The 5-1 decision of the California high court was a straightforward application of the California statute forbidding lawsuits implicating nondefective guns because the gun was used in a crime. The plaintiffs had attempted to evade the statute by claiming that the lawsuit concerned marketing techniques, not the gun. As the court ruled, this was a distinction without a difference.

Navegar did advertise that the gun's "TEC-KOTE finish was resistant to fingerprints," but people who quote this advertising tend to omit the context, which emphasized the gun's resistance to "sweat rust, petroleum distillates of all types, gun solvents, gun cleaners, and all powder residues," as well as "salt spray corrosion." In any case, the court noted that there was no evidence that the shooter, Gian Luigi Ferri, ever saw a Navegar ad.

When Navegar's lawyer called Navegar to convey the good news about the decision, he found that Navegar was shut down. "Navegar may have gone out of business due to the expense of fighting lawsuits," the Miami Herald reported.

If so, Navegar is merely the latest firearms company to be driven out of business by abusive lawsuits. Companies are being destroyed not by jury verdicts, but by litigation expenses. Despite mythology about the wealth of the gun industry, if you combined every firearms manufacturer in America into a single company, that company still wouldn't make the Fortune 500.

When a lawful, regulated industry is the target of coordinated lawsuits which destroy companies through litigation expense, it is reasonable for the legislature to rein in litigation abuse and pass protective statutes. California's statute (which still allows suits based on genuinely negligent conduct, such as selling a gun to an intoxicated person) was enacted in response to a wave of gun prohibition lawsuits in the 1970s and 1980s. The new wave of anti-gun lawsuits, commencing in the late 1990s, has led over half the states in this country to follow California's lead and enact remedial legislation.

The California statute – and the decision enforcing that statute – simply affirmed that California's decisions about gun policy belong to the state legislature, and not to a few attorneys with the power to destroy companies through meritless suits.

Legislatures have not been shy about exercising their prerogative to enact gun laws. Handguns are the most highly regulated consumer product in the United States. What other consumer product requires permission from the California Department of Justice for every purchase, and requires that buyers get put on a permanent government list for every purchase, pass a government-regulated safety class and undergo a "waiting period" of over two weeks to pick up the product?

Legislatures regularly enact statutes restricting liability of particular industries. The Colorado legislature limited ski area liability after a reckless skier won a multi-million dollar verdict, and ski areas were at risk of closing down. Also, Congress restricted shareholder class action suits to protect the high-tech industry from lawsuits. All over the country, teachers, health care workers and countless others are given various kinds of tort immunity, provided they comply with all laws, which Navegar did.
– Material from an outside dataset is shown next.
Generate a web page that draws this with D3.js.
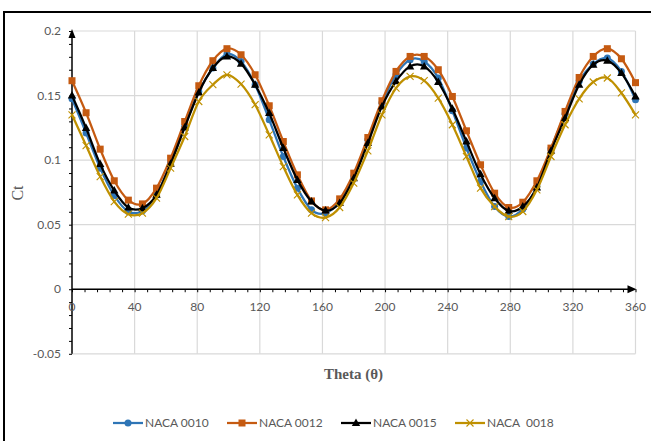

When constitutional rights are involved, courts have long recognized that tort suits can chill the exercise of rights. In New York Times v. Sullivan, the U.S. Supreme Court ruled that the press, being a First Amendment industry, is entitled to immunity in certain libel cases. The case arose out of an advertisement which was false and seriously harmed Sullivan's reputation.

Yet the court ruled that a limit was necessary to prevent First Amendment rights from being chilled.

Lawsuits filed over the last several years have chilled the exercise of Second Amendment rights. Orchestrated by gun prohibition organizations, the suits have driven companies out of business and raised the cost of firearms, thus impeding self-defense by poor people.

Of course, the California Supreme Court, with the exception of Justice Janice R. Brown, couldn't care less about Second Amendment rights. The fact that a 5-1 majority of the California court, like the unanimous seven judges of the (not exactly pro-gun) New York Court of Appeals, ruled against the anti-gun lawsuits shows that the suits were recognized not just as a threat to gun ownership, but to the essence of law-making in a democratic society.